■ Exercise prompt:
Leave the pictures out and retype the lines from the beginning through the line with "from matplotlib.patches import Rectangle", both ends included.
------ Given information ------
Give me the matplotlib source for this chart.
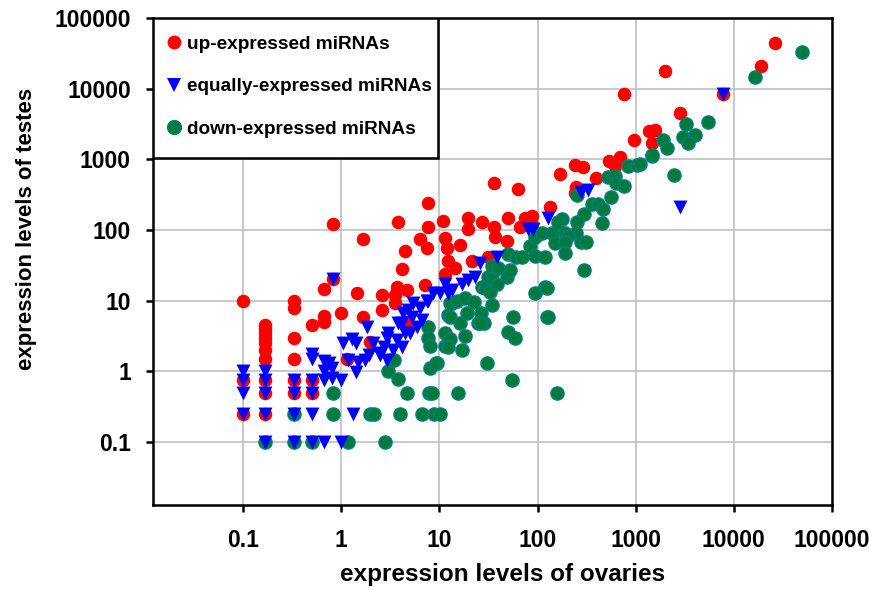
import numpy as np
import matplotlib
matplotlib.use("Agg")
import matplotlib.pyplot as plt
from matplotlib.lines import Line2D
from matplotlib.patches import Rectangle

# up-expressed miRNAs (ovaries, testes)
up_x = [0.1, 0.1, 0.1,
        0.167, 0.167, 0.167, 0.167, 0.167, 0.167, 0.167, 0.167, 0.167, 0.167,
        0.333, 0.333, 0.333, 0.333, 0.333, 0.333,
        0.5, 0.5, 0.5, 0.667, 0.667, 0.667,
        0.83, 0.83, 1.0, 1.15, 1.45, 1.65, 1.65, 1.97, 2.6, 2.6,
        3.7, 3.55, 3.5, 3.8, 4.2, 4.5, 4.7, 7.1, 4.7,
        6.3, 7.5, 7.6, 7.7, 11, 11.4, 12, 12.3, 11.4, 14.5, 16.2,
        19.6, 19.6, 21.5, 27, 31, 36, 36, 37, 49, 50, 64, 66, 74, 88, 88,
        135, 168, 240, 290, 245, 240, 390, 530, 700, 610,
        754, 960, 1380, 1480, 1560, 2000, 2850, 7700, 18800, 26000]
up_y = [10, 0.75, 0.25,
        4.5, 4, 3.5, 3, 2.5, 2, 1.5, 0.75, 0.5, 0.25,
        10, 8, 3, 1.5, 0.75, 0.5,
        4.5, 0.75, 0.5, 6, 5, 14.5,
        123, 20, 6.8, 1.5, 13, 5.8, 75, 2.6, 12, 7.3,
        15.4, 12, 9.2, 128, 28, 50, 14, 16.5, 5,
        75, 55, 110, 245, 136, 78, 55, 37, 24, 28.6, 61,
        148, 103, 37, 128, 41, 470, 112, 80, 69, 148, 377, 109, 150, 160, 116,
        210, 630, 820, 770, 400, 330, 550, 960, 1070, 800,
        8500, 1900, 2560, 1730, 2600, 18000, 4600, 8500, 20700, 44000]

# equally-expressed miRNAs
eq_x = [0.1, 0.1, 0.1, 0.1,
        0.167, 0.167, 0.167, 0.167, 0.167,
        0.333, 0.333, 0.333, 0.333,
        0.5, 0.5, 0.5, 0.5, 0.5, 0.5,
        0.667, 0.667, 0.667, 0.667,
        0.75, 0.8, 0.8, 1.0, 1.0, 0.83,
        1.05, 1.3, 1.4, 1.18, 1.4, 1.5, 1.84, 1.9, 2.1, 2.5, 2.7, 3.0,
        3.4, 3.7, 4.2, 4.5, 4.8, 5.4, 6.4, 7.5, 8.6, 1.32,
        1.75, 2.4, 2.9, 2.9, 3.8, 4.2, 5.0, 5.9, 6.7, 7.7, 11.4, 10.1,
        13.5, 4.3, 5.3, 12.3, 17, 19.6, 23, 26, 38.6, 80, 90, 128,
        280, 324, 7700, 2800]
eq_y = [1, 0.75, 0.5, 0.25,
        1, 0.75, 0.5, 0.25, 0.1,
        0.75, 0.5, 0.25, 0.1,
        1.75, 1.5, 0.75, 0.5, 0.25, 0.1,
        1.4, 1.0, 0.75, 0.1,
        1.3, 1.1, 0.8, 0.75, 0.1, 20,
        2.5, 2.9, 2.5, 1.43, 0.97, 1.34, 4.2, 1.7, 2.5, 1.7, 2.2, 3.45,
        2.0, 2.75, 4.9, 3.45, 7.3, 9.2, 7.8, 10, 12.7, 0.25,
        1.43, 1.8, 3.0, 1.43, 4.8, 2.2, 3.45, 4.2, 5.3, 10, 17.5, 12.7,
        14, 6.6, 5.8, 12.7, 17.5, 19.4, 21.4, 33.7, 41, 105, 105, 146,
        340, 364, 8400, 210]

# down-expressed miRNAs
down_x = [0.167, 0.333, 0.5, 0.333, 1.18, 2.8, 0.83, 0.83,
          1.97, 2.15, 4.0, 6.6, 8.8, 10.1,
          3.0, 3.8, 4.7, 7.8, 3.2, 8.0, 9.4, 3.46, 9.3, 8.4,
          7.7, 7.7, 8.0, 11.4, 11.4, 12.3, 13.5, 12.9, 15,
          18.3, 22.5, 27, 29, 33, 38.6, 31, 34, 49, 52.5, 34, 40, 50, 61, 69,
          26.6, 19, 24.7, 28.5, 12.9, 16.2, 18.3, 12.9, 12.3, 17, 30.5, 55,
          15.5, 56, 50, 59, 94, 119, 124, 84, 94, 119, 94, 110, 140, 34, 26,
          1450, 830, 1030, 520, 610, 625, 755, 560, 360, 410, 460, 450,
          300, 250, 245, 177, 162, 190, 203, 150, 190, 280, 315, 190, 300,
          124, 127, 157, 255,
          49000, 16600, 5400, 3250, 3000, 4000, 3400, 1880, 2100, 1480,
          1100, 2450]
down_y = [0.1, 0.1, 0.1, 0.25, 0.1, 0.1, 0.5, 0.25,
          0.25, 0.25, 0.25, 0.25, 0.25, 0.25,
          1.0, 0.77, 0.5, 0.5, 1.43, 1.1, 1.3, 1.43, 1.3, 0.5,
          4.2, 3.0, 2.3, 3.45, 2.3, 6.2, 9.4, 9.4, 9.8,
          11.1, 9.5, 15.4, 15, 13.1, 17.5, 21.4, 24.4, 21.4, 26.8, 31.5,
          28.6, 46.5, 41, 41,
          6.6, 6.8, 4.9, 4.9, 5.8, 4.8, 3.2, 2.9, 2.2, 2.0, 1.3, 0.75,
          0.49, 5.8, 3.6, 3.0, 12.7, 15.4, 5.8, 60, 43.6, 41, 78.5, 90, 92,
          8.6, 4.8,
          1100, 800, 820, 555, 590, 470, 425, 290, 237, 237, 200, 124,
          171, 128, 90, 143, 128, 92, 83, 65, 67, 67, 67, 47, 27,
          15, 5.8, 0.49, 310,
          33500, 14400, 3400, 3200, 2100, 2200, 1730, 1900, 1430, 1140,
          850, 610]

ticks = [0.1, 1, 10, 100, 1000, 10000, 100000]
tick_labels = ["0.1", "1", "10", "100", "1000", "10000", "100000"]

red = "#ff0000"
blue = "#0000ff"
green = "#007a3d"
green_edge = "#008080"

plt.rcParams["font.family"] = ["Liberation Sans", "DejaVu Sans"]
plt.rcParams["font.weight"] = "bold"

fig = plt.figure(figsize=(8.7, 5.9), dpi=100)
ax = fig.add_axes([0.1759, 0.1441, 0.9563 - 0.1759, 0.9695 - 0.1441])

ax.set_xscale("log")
ax.set_yscale("log")
ax.set_xlim(0.0121, 100000)
ax.set_ylim(0.0129, 100000)

ax.scatter(up_x, up_y, s=95, c=red, marker="o", linewidths=0, zorder=3)
ax.scatter(down_x, down_y, s=90, c=green, marker="o", edgecolors=green_edge,
           linewidths=1.0, zorder=4)
ax.scatter(eq_x, eq_y, s=100, c=blue, marker="v", linewidths=0, zorder=5)

ax.xaxis.set_major_locator(matplotlib.ticker.FixedLocator(ticks))
ax.yaxis.set_major_locator(matplotlib.ticker.FixedLocator(ticks))
ax.xaxis.set_minor_locator(matplotlib.ticker.NullLocator())
ax.yaxis.set_minor_locator(matplotlib.ticker.NullLocator())
ax.set_xticklabels(tick_labels)
ax.set_yticklabels(tick_labels)

ax.grid(True, color="#c0c0c0", linewidth=1.2, zorder=0)
ax.set_axisbelow(True)
for s in ax.spines.values():
    s.set_linewidth(1.8)
    s.set_color("black")
ax.tick_params(axis="both", direction="out", length=5, width=1.8,
               labelsize=16.5, colors="black")
ax.tick_params(axis="x", pad=12)
ax.tick_params(axis="y", pad=11)

fig.text(503 / 870, 1 - 575 / 590, "expression levels of ovaries",
         fontsize=17.5, fontweight="bold", ha="center", va="center")
fig.text(27 / 870, 1 - 229 / 590, "expression levels of testes",
         fontsize=16, fontweight="bold", ha="center", va="center",
         rotation=90)

# legend box drawn separately so its padding can differ per side
box = Rectangle((0, 0.7125), 0.4197, 0.2875, transform=ax.transAxes,
                facecolor="white", edgecolor="black", linewidth=1.8,
                zorder=9)
ax.add_patch(box)

handles = [
    Line2D([], [], linestyle="none", marker="o", markersize=10,
           markerfacecolor=red, markeredgewidth=0),
    Line2D([], [], linestyle="none", marker="v", markersize=10,
           markerfacecolor=blue, markeredgewidth=0),
    Line2D([], [], linestyle="none", marker="o", markersize=10,
           markerfacecolor=green, markeredgecolor=green_edge,
           markeredgewidth=1.0),
]
labels = ["up-expressed miRNAs", "equally-expressed miRNAs",
          "down-expressed miRNAs"]
leg = ax.legend(handles, labels, loc="upper left", bbox_to_anchor=(0, 1),
                borderaxespad=0, frameon=False, labelspacing=1.33,
                borderpad=0.91, handlelength=0.4, handletextpad=0.48,
                prop={"weight": "bold", "size": 13.7})
leg.set_zorder(10)

fig.savefig("out.png", dpi=100)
------
■ Exercise response:
Give me the matplotlib source for this chart.
import numpy as np
import matplotlib
matplotlib.use("Agg")
import matplotlib.pyplot as plt
from matplotlib.lines import Line2D
from matplotlib.patches import Rectangle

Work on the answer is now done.